> Task goal
Please transcribe the listing below in full and word for word, without its pictures.

> Data provided
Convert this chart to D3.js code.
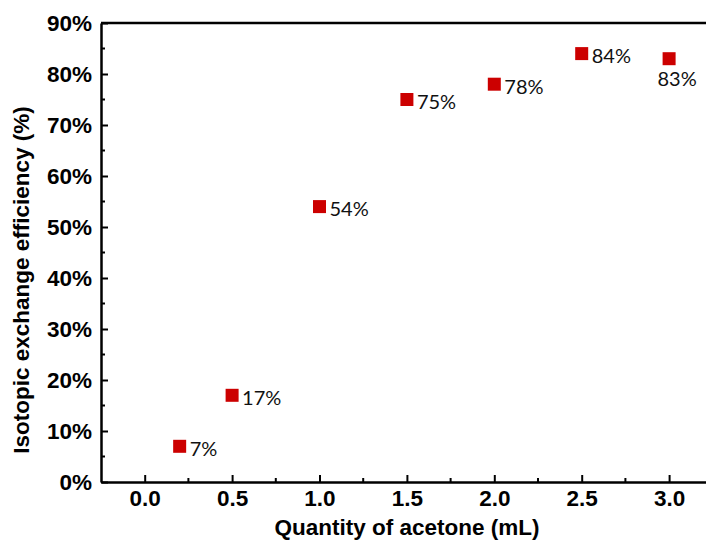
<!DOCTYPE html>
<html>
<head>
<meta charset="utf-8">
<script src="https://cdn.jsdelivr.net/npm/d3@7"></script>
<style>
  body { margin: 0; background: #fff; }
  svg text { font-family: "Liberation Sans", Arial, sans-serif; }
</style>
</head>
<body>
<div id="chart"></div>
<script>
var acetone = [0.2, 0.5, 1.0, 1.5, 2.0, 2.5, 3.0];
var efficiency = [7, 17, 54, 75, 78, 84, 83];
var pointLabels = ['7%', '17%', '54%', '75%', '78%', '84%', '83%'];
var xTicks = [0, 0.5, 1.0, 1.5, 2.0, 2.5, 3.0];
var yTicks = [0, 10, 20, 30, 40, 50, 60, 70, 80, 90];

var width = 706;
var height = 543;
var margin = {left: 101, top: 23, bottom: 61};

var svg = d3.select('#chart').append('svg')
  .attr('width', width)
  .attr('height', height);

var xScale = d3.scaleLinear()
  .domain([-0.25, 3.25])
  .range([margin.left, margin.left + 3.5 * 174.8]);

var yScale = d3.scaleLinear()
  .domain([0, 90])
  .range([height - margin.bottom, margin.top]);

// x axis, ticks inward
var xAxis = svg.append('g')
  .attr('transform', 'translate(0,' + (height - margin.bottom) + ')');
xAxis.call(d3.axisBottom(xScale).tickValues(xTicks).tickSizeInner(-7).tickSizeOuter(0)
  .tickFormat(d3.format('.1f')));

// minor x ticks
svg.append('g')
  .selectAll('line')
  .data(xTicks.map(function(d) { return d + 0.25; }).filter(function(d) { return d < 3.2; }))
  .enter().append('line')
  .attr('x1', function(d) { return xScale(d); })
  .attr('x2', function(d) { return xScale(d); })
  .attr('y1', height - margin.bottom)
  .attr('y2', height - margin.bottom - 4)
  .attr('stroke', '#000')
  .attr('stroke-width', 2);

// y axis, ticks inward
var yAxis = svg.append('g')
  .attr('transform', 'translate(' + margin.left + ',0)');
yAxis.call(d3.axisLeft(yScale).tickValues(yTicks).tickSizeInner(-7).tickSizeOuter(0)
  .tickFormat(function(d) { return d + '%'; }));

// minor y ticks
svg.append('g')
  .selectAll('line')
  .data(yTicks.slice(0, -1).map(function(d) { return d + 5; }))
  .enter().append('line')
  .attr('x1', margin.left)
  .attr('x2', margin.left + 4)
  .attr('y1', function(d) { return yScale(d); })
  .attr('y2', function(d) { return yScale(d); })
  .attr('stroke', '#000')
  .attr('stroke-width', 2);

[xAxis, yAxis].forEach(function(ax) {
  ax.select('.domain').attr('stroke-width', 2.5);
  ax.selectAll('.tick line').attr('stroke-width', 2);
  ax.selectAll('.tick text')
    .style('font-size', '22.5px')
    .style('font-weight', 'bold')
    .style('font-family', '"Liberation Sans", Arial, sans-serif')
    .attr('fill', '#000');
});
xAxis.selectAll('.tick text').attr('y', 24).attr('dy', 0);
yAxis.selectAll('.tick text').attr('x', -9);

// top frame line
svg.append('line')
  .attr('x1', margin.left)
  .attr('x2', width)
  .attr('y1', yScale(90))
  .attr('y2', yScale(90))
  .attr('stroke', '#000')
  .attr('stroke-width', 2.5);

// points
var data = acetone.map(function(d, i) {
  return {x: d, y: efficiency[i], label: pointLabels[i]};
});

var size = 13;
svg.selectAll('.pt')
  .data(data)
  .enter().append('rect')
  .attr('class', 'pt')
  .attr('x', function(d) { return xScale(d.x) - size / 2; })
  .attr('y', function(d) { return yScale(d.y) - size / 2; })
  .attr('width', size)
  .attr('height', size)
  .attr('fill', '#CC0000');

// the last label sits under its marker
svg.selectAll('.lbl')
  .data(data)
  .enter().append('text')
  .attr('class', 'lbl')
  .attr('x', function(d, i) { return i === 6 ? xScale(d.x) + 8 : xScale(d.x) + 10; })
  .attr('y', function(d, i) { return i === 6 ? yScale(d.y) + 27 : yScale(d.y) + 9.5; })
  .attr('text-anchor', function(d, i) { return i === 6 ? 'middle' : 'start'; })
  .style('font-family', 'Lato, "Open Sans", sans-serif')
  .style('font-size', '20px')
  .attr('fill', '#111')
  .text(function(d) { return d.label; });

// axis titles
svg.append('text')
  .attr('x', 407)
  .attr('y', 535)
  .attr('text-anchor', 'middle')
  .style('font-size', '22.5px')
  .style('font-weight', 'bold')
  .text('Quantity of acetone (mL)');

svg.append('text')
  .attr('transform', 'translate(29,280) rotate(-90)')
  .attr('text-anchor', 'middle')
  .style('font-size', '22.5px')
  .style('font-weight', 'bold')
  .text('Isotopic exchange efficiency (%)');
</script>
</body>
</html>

> Output of the exercise
Convert this chart to D3.js code.
<!DOCTYPE html>
<html>
<head>
<meta charset="utf-8">
<script src="https://cdn.jsdelivr.net/npm/d3@7"></script>
<style>
  body { margin: 0; background: #fff; }
  svg text { font-family: "Liberation Sans", Arial, sans-serif; }
</style>
</head>
<body>
<div id="chart"></div>
<script>
var acetone = [0.2, 0.5, 1.0, 1.5, 2.0, 2.5, 3.0];
var efficiency = [7, 17, 54, 75, 78, 84, 83];
var pointLabels = ['7%', '17%', '54%', '75%', '78%', '84%', '83%'];
var xTicks = [0, 0.5, 1.0, 1.5, 2.0, 2.5, 3.0];
var yTicks = [0, 10, 20, 30, 40, 50, 60, 70, 80, 90];

var width = 706;
var height = 543;
var margin = {left: 101, top: 23, bottom: 61};

var svg = d3.select('#chart').append('svg')
  .attr('width', width)
  .attr('height', height);

var xScale = d3.scaleLinear()
  .domain([-0.25, 3.25])
  .range([margin.left, margin.left + 3.5 * 174.8]);

var yScale = d3.scaleLinear()
  .domain([0, 90])
  .range([height - margin.bottom, margin.top]);

// x axis, ticks inward
var xAxis = svg.append('g')
  .attr('transform', 'translate(0,' + (height - margin.bottom) + ')');
xAxis.call(d3.axisBottom(xScale).tickValues(xTicks).tickSizeInner(-7).tickSizeOuter(0)
  .tickFormat(d3.format('.1f')));

// minor x ticks
svg.append('g')
  .selectAll('line')
  .data(xTicks.map(function(d) { return d + 0.25; }).filter(function(d) { return d < 3.2; }))
  .enter().append('line')
  .attr('x1', function(d) { return xScale(d); })
  .attr('x2', function(d) { return xScale(d); })
  .attr('y1', height - margin.bottom)
  .attr('y2', height - margin.bottom - 4)
  .attr('stroke', '#000')
  .attr('stroke-width', 2);

// y axis, ticks inward
var yAxis = svg.append('g')
  .attr('transform', 'translate(' + margin.left + ',0)');
yAxis.call(d3.axisLeft(yScale).tickValues(yTicks).tickSizeInner(-7).tickSizeOuter(0)
  .tickFormat(function(d) { return d + '%'; }));

// minor y ticks
svg.append('g')
  .selectAll('line')
  .data(yTicks.slice(0, -1).map(function(d) { return d + 5; }))
  .enter().append('line')
  .attr('x1', margin.left)
  .attr('x2', margin.left + 4)
  .attr('y1', function(d) { return yScale(d); })
  .attr('y2', function(d) { return yScale(d); })
  .attr('stroke', '#000')
  .attr('stroke-width', 2);

[xAxis, yAxis].forEach(function(ax) {
  ax.select('.domain').attr('stroke-width', 2.5);
  ax.selectAll('.tick line').attr('stroke-width', 2);
  ax.selectAll('.tick text')
    .style('font-size', '22.5px')
    .style('font-weight', 'bold')
    .style('font-family', '"Liberation Sans", Arial, sans-serif')
    .attr('fill', '#000');
});
xAxis.selectAll('.tick text').attr('y', 24).attr('dy', 0);
yAxis.selectAll('.tick text').attr('x', -9);

// top frame line
svg.append('line')
  .attr('x1', margin.left)
  .attr('x2', width)
  .attr('y1', yScale(90))
  .attr('y2', yScale(90))
  .attr('stroke', '#000')
  .attr('stroke-width', 2.5);

// points
var data = acetone.map(function(d, i) {
  return {x: d, y: efficiency[i], label: pointLabels[i]};
});

var size = 13;
svg.selectAll('.pt')
  .data(data)
  .enter().append('rect')
  .attr('class', 'pt')
  .attr('x', function(d) { return xScale(d.x) - size / 2; })
  .attr('y', function(d) { return yScale(d.y) - size / 2; })
  .attr('width', size)
  .attr('height', size)
  .attr('fill', '#CC0000');

// the last label sits under its marker
svg.selectAll('.lbl')
  .data(data)
  .enter().append('text')
  .attr('class', 'lbl')
  .attr('x', function(d, i) { return i === 6 ? xScale(d.x) + 8 : xScale(d.x) + 10; })
  .attr('y', function(d, i) { return i === 6 ? yScale(d.y) + 27 : yScale(d.y) + 9.5; })
  .attr('text-anchor', function(d, i) { return i === 6 ? 'middle' : 'start'; })
  .style('font-family', 'Lato, "Open Sans", sans-serif')
  .style('font-size', '20px')
  .attr('fill', '#111')
  .text(function(d) { return d.label; });

// axis titles
svg.append('text')
  .attr('x', 407)
  .attr('y', 535)
  .attr('text-anchor', 'middle')
  .style('font-size', '22.5px')
  .style('font-weight', 'bold')
  .text('Quantity of acetone (mL)');

svg.append('text')
  .attr('transform', 'translate(29,280) rotate(-90)')
  .attr('text-anchor', 'middle')
  .style('font-size', '22.5px')
  .style('font-weight', 'bold')
  .text('Isotopic exchange efficiency (%)');
</script>
</body>
</html>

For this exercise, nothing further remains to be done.